Exiles, by Miles Watson: A Review

One man: an unwanted, abused orphan who found an escape in books, and in a moment of danger decides to model himself on a fictional character.

One woman: sold to a whorehouse as a child who has found her escape in the discipline and ruthlessness needed to become a captain of a smuggling ship.

A second man: convinced of his superiority, admitting no morality or laws but his own, who has sworn to destroy the despotic government known as The Order.

Eniton Champoleon, Marguerite Bain, Magnus.

Marguerite Bain, Captain of the Sea Dragon, is hired by The Order to take food and water to a tiny island on which a man is exiled. She is to make no contact with them. But Marguerite is not of a mind to do as she is told, and she leaves writing materials in one shipment. The story she is given in return tells of the unwanted orphan who becomes a wanderer and a conman, a tramp – until the day he accepts a free meal in exchange for listening to a political speaker. Caught up in the movement against The Order, he invents a history for himself and a future for the revolutionaries: one that has no basis in reality. But his lies will have a price, when a rising revolutionary called Magnus reveals his hand.

Marguerite, her own past too painful to dwell on, finds herself questioning her own choices as she reads Champoleon’s autobiography. Drawn to him, her interest in his story becomes compulsive, and dangerous.

Written in the style of a political thriller, set in an alternative future Europe, Exiles is also a psychological study of exile both voluntary and involuntary. Champoleon and Marguerite are both set apart from others by the circumstances of their childhoods and the paths taken as adults, whether by choice or by fate. Neither have anyone to trust, or love. Magnus, who believes himself an Übermensch, to use Nietzsche’s term, has no use for humanity except as tools for his vow to overturn The Order. All three have fictionalized their own lives, shaping them into an image individual to each character, but separate, alone, untouchable.

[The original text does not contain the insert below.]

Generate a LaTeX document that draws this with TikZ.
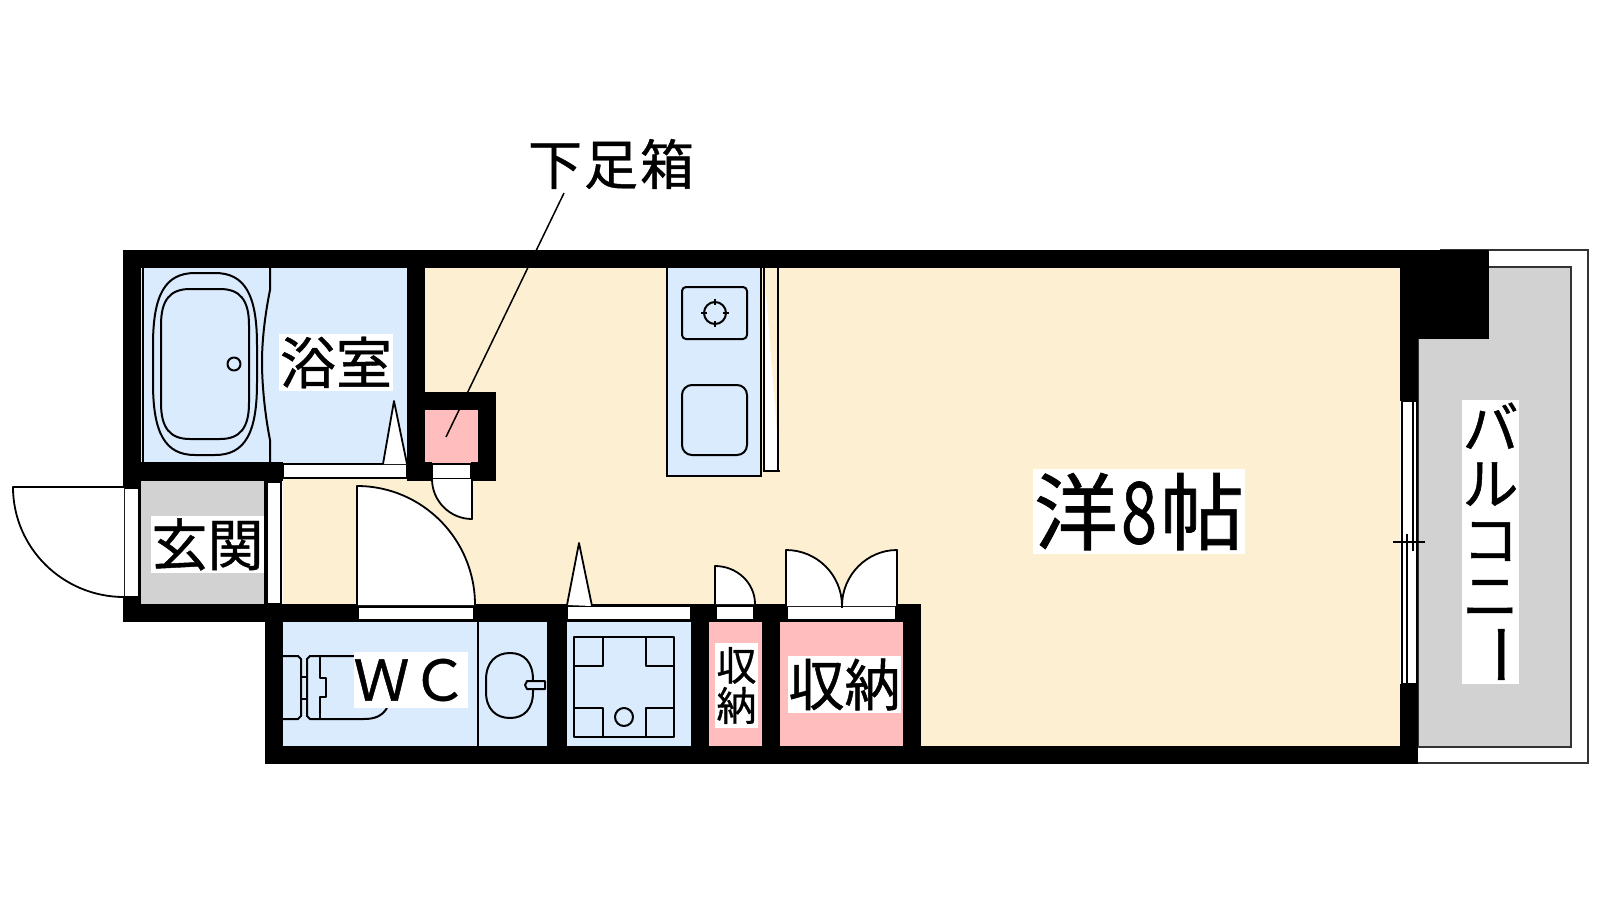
\documentclass[tikz,border=0pt]{standalone}
\usepackage{fontspec}
\usepackage{graphicx}
\newfontfamily\jp[FakeBold=0.8]{Noto Sans CJK JP}
\newcommand{\jpf}[1]{\jp\fontsize{#1}{#1}\selectfont}
\definecolor{beige}{HTML}{FDF0D2}
\definecolor{bluefl}{HTML}{DAEBFE}
\definecolor{grayfl}{HTML}{D2D2D2}
\definecolor{pinkfl}{HTML}{FFBDBD}
\tikzset{
  wall/.style={fill=black,draw=none},
  slot/.style={fill=white,draw=black,line width=1.5pt},
  door/.style={fill=white,draw=black,line width=1.8pt,line join=round},
  fix/.style={draw=black,line width=2pt,line join=round},
  thin line/.style={draw=black,line width=1.5pt},
  lbl/.style={fill=white,inner sep=0pt,text=black,align=center}
}
\begin{document}
\begin{tikzpicture}[x=1pt,y=-1pt]
\useasboundingbox (0,0) rectangle (1600,900);
\fill[white] (0,0) rectangle (1600,900);
% floors
\fill[beige] (425,268) -- (1400,268) -- (1400,746) -- (921,746) -- (921,604) -- (283,604) -- (283,470) -- (425,470) -- cycle;
\fill[bluefl] (141,268) rectangle (407,465);
\fill[grayfl] (141,481) rectangle (264,604);
\fill[bluefl] (283,622) rectangle (547,746);
\fill[bluefl] (567,622) rectangle (691,746);
\fill[pinkfl] (709,622) rectangle (762,746);
\fill[pinkfl] (780,622) rectangle (903,746);
\fill[pinkfl] (425,410) rectangle (478,464);
% balcony
\draw[fill=white,draw=black!80,line width=1.8pt] (1440,250) -- (1588,250) -- (1588,763) -- (1410,763);
\draw[fill=grayfl,draw=black!80,line width=1.8pt] (1418,267) -- (1571,267) -- (1571,747) -- (1418,747) -- cycle;
% walls
\fill[wall] (123,250) rectangle (1418,268);
\fill[wall] (123,250) rectangle (141,622);
\fill[wall] (123,462) rectangle (283,481);
\fill[wall] (407,268) rectangle (425,481);
\fill[wall] (407,392) rectangle (496,410);
\fill[wall] (478,392) rectangle (496,481);
\fill[wall] (425,462) rectangle (432,481);
\fill[wall] (471,462) rectangle (496,481);
\fill[wall] (123,604) rectangle (921,622);
\fill[wall] (265,604) rectangle (283,764);
\fill[wall] (547,604) rectangle (567,764);
\fill[wall] (691,604) rectangle (709,764);
\fill[wall] (762,604) rectangle (780,764);
\fill[wall] (903,604) rectangle (921,764);
\fill[wall] (265,746) rectangle (1418,764);
\fill[wall] (1400,250) rectangle (1418,401);
\fill[wall] (1400,684) rectangle (1418,764);
\fill[wall] (1400,250) rectangle (1489,339);
% openings
\draw[slot] (124,488) rectangle (139,597);
\draw[slot] (267,482) rectangle (281,604);
\draw[thin line] (265,481) -- (265,604);
\draw[slot] (283,464) rectangle (407,478);
\draw[slot] (432,464) rectangle (471,479);
\draw[slot] (358,607) rectangle (474,620);
\draw[slot] (567,606) rectangle (691,620);
\draw[slot] (716,606) rectangle (754,620);
\draw[slot] (787,606) rectangle (896,620);
% balcony window
\fill[white] (1402,401) rectangle (1417,684);
\draw[thin line] (1402,401) -- (1402,684) (1417,401) -- (1417,684) (1402,401) -- (1417,401) (1402,684) -- (1417,684);
\draw[thin line] (1413,401) -- (1413,551);
\draw[thin line] (1407,534) -- (1407,684);
\draw[thin line] (1393,542) -- (1425,542);
% doors
\draw[door] (124,487) -- (13,487) .. controls (13,548) and (63,597) .. (124,597);
\draw[door] (357,605) -- (357,486) .. controls (422,486) and (475,539) .. (475,605);
\draw[door] (472,479) -- (472,519) .. controls (450,519) and (432,501) .. (432,479);
\draw[door] (715,604) -- (715,566) .. controls (737,566) and (755,583) .. (755,604);
\draw[door] (786,606) -- (786,550) .. controls (817,550) and (842,575) .. (842,606);
\draw[door] (897,606) -- (897,550) .. controls (867,550) and (842,575) .. (842,606);
\draw[door] (383,464) -- (394,401) -- (407,464);
\draw[door] (567,605) -- (579,543) -- (592,606);
% bath
\draw[thin line] (143,268) -- (143,462);
\draw[fix] (153,345) .. controls (153,295) and (165,273) .. (195,273) -- (215,273) .. controls (245,273) and (257,295) .. (257,345) -- (257,383) .. controls (257,433) and (245,455) .. (215,455) -- (195,455) .. controls (165,455) and (153,433) .. (153,383) -- cycle;
\draw[fix] (161,325) .. controls (161,300) and (170,289) .. (190,289) -- (220,289) .. controls (240,289) and (249,300) .. (249,325) -- (249,403) .. controls (249,428) and (240,439) .. (220,439) -- (190,439) .. controls (170,439) and (161,428) .. (161,403) -- cycle;
\draw[fix] (234,364) circle[radius=6.5];
\draw[fix] (270,268) -- (270,290) .. controls (265,315) and (262,340) .. (262,362) .. controls (262,385) and (265,415) .. (270,440) -- (270,462);
% kitchen
\draw[thin line,fill=bluefl] (667,268) -- (667,476) -- (761,476) -- (761,268);
\draw[thin line,fill=white] (764,268) -- (764,471) -- (780,471) (778,471) -- (778,268);
\draw[fix,rounded corners=4pt] (682,287) rectangle (747,339);
\draw[fix] (715,313) circle[radius=11];
\draw[fix] (715,299) -- (715,305) (715,321) -- (715,327) (701,313) -- (707,313) (723,313) -- (729,313);
\draw[fix,rounded corners=10pt] (682,385) rectangle (747,455);
% WC
\draw[thin line] (478,622) -- (478,746);
\draw[fix] (283,656) -- (298,656) -- (301,659) -- (301,716) -- (298,719) -- (283,719);
\draw[fix] (301,677) -- (307,677) (301,699) -- (307,699);
\draw[fix] (354,656) -- (310,656) -- (307,659) -- (307,716) -- (310,719) -- (364,719) .. controls (375,719) and (382,716) .. (387,708);
\draw[fix] (320,656) -- (320,678) -- (326,678) -- (326,697) -- (320,697) -- (320,719);
\draw[fix] (486,680) .. controls (486,662) and (496,653) .. (510,653) .. controls (524,653) and (533,662) .. (533,680) -- (533,692) .. controls (533,709) and (524,718) .. (510,718) .. controls (496,718) and (486,709) .. (486,692) -- cycle;
\draw[fix,fill=bluefl] (527,681) -- (545,681) -- (545,689) -- (527,689) -- (525,685) -- cycle;
% washing unit
\draw[fix] (574,637) rectangle (674,737);
\draw[fix] (603,637) -- (603,666) -- (574,666);
\draw[fix] (646,637) -- (646,666) -- (674,666);
\draw[fix] (603,737) -- (603,708) -- (574,708);
\draw[fix] (646,737) -- (646,708) -- (674,708);
\draw[fix] (624,717) circle[radius=9];
\draw[thin line] (842,600) -- (842,608);
% labels
\node[lbl,minimum width=114pt,minimum height=57pt,font=\jpf{56}] (bath) at (336,362.5) {浴室};
\node[lbl,minimum width=113pt,minimum height=57pt,font=\jpf{56}] (genkan) at (207.5,544.5) {玄関};
\node[lbl,minimum width=113pt,minimum height=56pt,font=\jpf{56}] (wc) at (410.5,680) {Ｗ\kern2ptＣ};
\node[lbl,minimum width=113pt,minimum height=57pt,font=\jpf{56}] (store2) at (844.5,684.5) {収納};
\node[lbl,minimum width=43pt,minimum height=85pt,font=\jpf{40}] (store1) at (736.5,685.5) {収\\納};
\node[lbl,minimum width=212pt,minimum height=85pt,font=\jpf{84}] (room) at (1139,511.5) {洋\hbox to 42pt{\hss\resizebox{36pt}{62pt}{8}\hss}帖};
\node[lbl,minimum width=57pt,minimum height=284pt,font=\jpf{56}] (balcony) at (1490.5,542) {バ\\ル\\コ\\ニ\\\smash{\raisebox{4pt}{\rotatebox[origin=c]{-90}{\resizebox{64pt}{!}{ー}}}}\rule[-9pt]{0pt}{9pt}};
\node[inner sep=0pt,font=\jpf{54}] (shoe) at (611,164) {下\kern2pt足\kern2pt箱};
\coordinate (shoeend) at (446,437);
\draw[thin line] (564,193) -- (shoeend);
\end{tikzpicture}
\end{document}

Dante in Exile by Domenico Petarlini
Public domain, via Wikimedia Commons

The novella, while capable of being read as a standalone, is also backstory for Watson’s earlier book Deus Ex. Much of it is told in great detail through Champoleon’s biographical writing – a technique I found palled after a while. But it does have the effect of distancing the reader from Champoleon, leading to the question of whether or not any of what he writes is true, or simply another story.  

Exiles has many twists and reversals, in good thriller style, and the tension and action builds throughout. Character voices are distinct. Watson is a writer of talent and imagination, with deeper themes beyond the surface stories of his books.

Miles Watson holds undergraduate degrees in Criminal Justice and History and a Masters of Fine Arts in Writing Popular Fiction, and served in law enforcement for nearly ten years before moving to Los Angeles, where he has worked on over 200 episodes of television and half a dozen feature films. But his first and last passion is writing.